1. ## complex simplifying

Simplify $\sqrt{15+8i}$.

I got $4+i$ or $-4 - i$, but only one of these solutions is correct.

Obviously $\sqrt{15+8i}>0$, but with my answers, wouldn't the pesky $i$ term disable you from checking whether the expression is greater or less than 0? After all, $i$ is not on the number line... I dunno, it just feels risky dealing with that $i$ term.

thanks

2. Originally Posted by DivideBy0
Simplify $\sqrt{15+8i}$.

I got $4+i$ or $-4 - i$, but only one of these solutions is correct.

Obviously $\sqrt{15+8i}>0$, but with my answers, wouldn't the pesky $i$ term disable you from checking whether the expression is greater or less than 0? After all, $i$ is not on the number line... I dunno, it just feels risky dealing with that $i$ term.

thanks
Given any (non-zero) number $z$ its square root $\sqrt{z}$ is $\sqrt{|z|} \cdot e^{\theta i/2}$ where $\theta$ is the angle it makes with the x-axis measure $(-\pi,\pi]$.*

So if $z=15+8i$ then $|z| = \sqrt{15^2+8^2} = \sqrt{298}$.

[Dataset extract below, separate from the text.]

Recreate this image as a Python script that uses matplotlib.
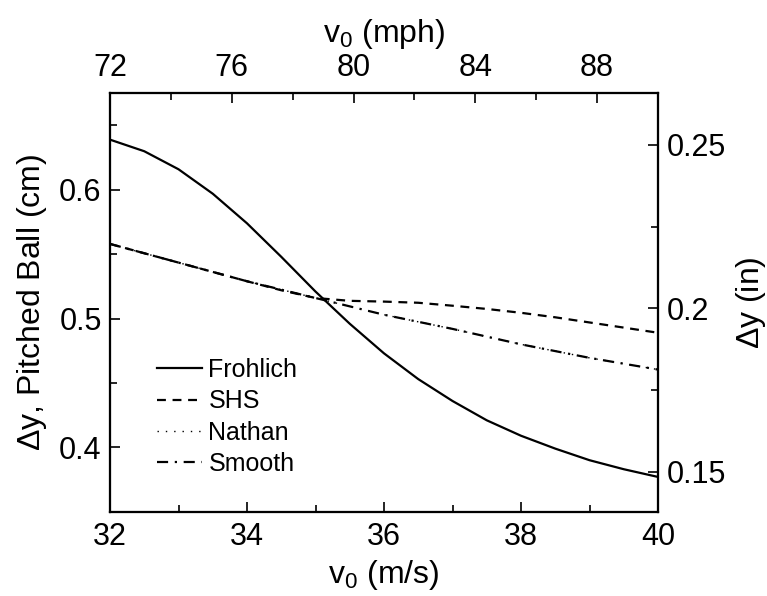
import matplotlib
matplotlib.use("Agg")
import matplotlib.pyplot as plt

plt.rcParams['font.family'] = ['Liberation Sans', 'DejaVu Sans']
plt.rcParams['mathtext.default'] = 'regular'

# data (v0 in m/s, dy in cm)
v_frohlich = [32, 32.5, 33, 33.5, 34, 34.5, 35, 35.5, 36, 36.5, 37, 37.5, 38, 38.5, 39, 39.5, 40]
dy_frohlich = [0.639, 0.630, 0.616, 0.597, 0.574, 0.548, 0.521, 0.496, 0.473, 0.453, 0.436,
               0.421, 0.409, 0.399, 0.390, 0.383, 0.377]

v_shs = [32, 33, 34, 34.5, 35, 35.5, 36, 36.5, 37, 37.5, 38, 38.5, 39, 39.5, 40]
dy_shs = [0.558, 0.5435, 0.529, 0.522, 0.516, 0.5138, 0.5132, 0.5123, 0.510, 0.5075, 0.5045,
          0.501, 0.497, 0.493, 0.489]

v_nathan = [32, 33, 34, 35, 36, 37, 38, 39, 40]
dy_nathan = [0.558, 0.5435, 0.529, 0.516, 0.503, 0.492, 0.480, 0.4695, 0.4604]

v_smooth = [32, 33, 34, 35, 36, 37, 38, 39, 40]
dy_smooth = [0.558, 0.5435, 0.529, 0.516, 0.503, 0.492, 0.480, 0.4695, 0.4604]

labels = ["Frohlich", "SHS", "Nathan", "Smooth"]

x_ticks = [32, 34, 36, 38, 40]
y_ticks = [0.4, 0.5, 0.6]
mph_ticks = [72, 76, 80, 84, 88]
in_ticks = [0.15, 0.2, 0.25]

CM_PER_IN = 2.54
xlim = (32, 40)
ylim = (0.35, 0.675)
mph_lim = (72, 90)

W, H = 767, 596
fig = plt.figure(figsize=(W / 100, H / 100), dpi=100)
ax = fig.add_axes([110 / W, 84.3 / H, 548 / W, 418.4 / H])

lw = 1.6
ax.plot(v_frohlich, dy_frohlich, color='black', lw=lw, ls='-', label=labels[0])
ax.plot(v_shs, dy_shs, color='black', lw=lw, ls=(0, (4, 3)), label=labels[1])
ax.plot(v_nathan, dy_nathan, color='black', lw=1.0, ls=(0, (1, 5)), label=labels[2])
ax.plot(v_smooth, dy_smooth, color='black', lw=lw, ls=(0, (5, 3, 1, 3)), label=labels[3])

ax.set_xlim(*xlim)
ax.set_ylim(*ylim)
ax.set_xticks(x_ticks)
ax.set_xticks([33, 35, 37, 39], minor=True)
ax.set_yticks(y_ticks)
ax.set_yticks([0.45, 0.55, 0.65], minor=True)
ax.set_yticklabels([f"{t:g}" for t in y_ticks])

axt = ax.twiny()
axt.set_xlim(*mph_lim)
axt.set_xticks(mph_ticks)
axt.set_xticks([74, 78, 82, 86], minor=True)

axr = ax.twinx()
axr.set_ylim(ylim[0] / CM_PER_IN, ylim[1] / CM_PER_IN)
axr.set_yticks(in_ticks)
axr.set_yticks([0.175, 0.225], minor=True)
axr.set_yticklabels([f"{t:g}" for t in in_ticks])

fs_tick = 22
fs_lab = 23
for a in (ax, axt, axr):
    a.tick_params(which='both', direction='in', width=1.2, labelsize=fs_tick)
    a.tick_params(which='major', length=7)
    a.tick_params(which='minor', length=5)
    for s in a.spines.values():
        s.set_linewidth(1.5)
ax.tick_params(top=False, right=False)
ax.tick_params(axis='x', pad=7.5)
ax.tick_params(axis='y', pad=6)
axt.tick_params(pad=7.5)
axr.tick_params(pad=6)

ax.set_xlabel(r"v$_0$ (m/s)", fontsize=fs_lab, labelpad=4)
ax.set_ylabel(r"$\Delta$y, Pitched Ball (cm)", fontsize=fs_lab, labelpad=7)
axt.set_xlabel(r"v$_0$ (mph)", fontsize=fs_lab, labelpad=8)
axr.set_ylabel(r"$\Delta$y (in)", fontsize=fs_lab, labelpad=6)

leg = ax.legend(loc='upper left', bbox_to_anchor=(0.086, 0.367), frameon=False,
                fontsize=18, handlelength=1.8, handletextpad=0.25, labelspacing=0.29,
                borderpad=0, borderaxespad=0)

fig.savefig("out.png", dpi=100)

The angle that $15+8i$ makes with the x-axis is $\theta = \tan^{-1} (15/8)$.

So,
$e^{i\cdot \left( \frac{\tan^{-1}(15/8)}{2} \right) } = \cos \left( \frac{\tan^{-1}(15/8)}{2} \right) + i \sin \left( \frac{\tan^{-1} (15/8)}{2} \right)$

Use half-angle formulas,
$\frac{1}{\sqrt{2}} \sqrt{ 1 + \cos \tan^{-1}(15/8) } + i\frac{1}{\sqrt{2}} \sqrt{ 1 - \cos \tan^{-1}(15/8)}$

Can you simplify that?

*)And this is computed with Euler formula: $e^{xi} = \cos x + i\sin x$.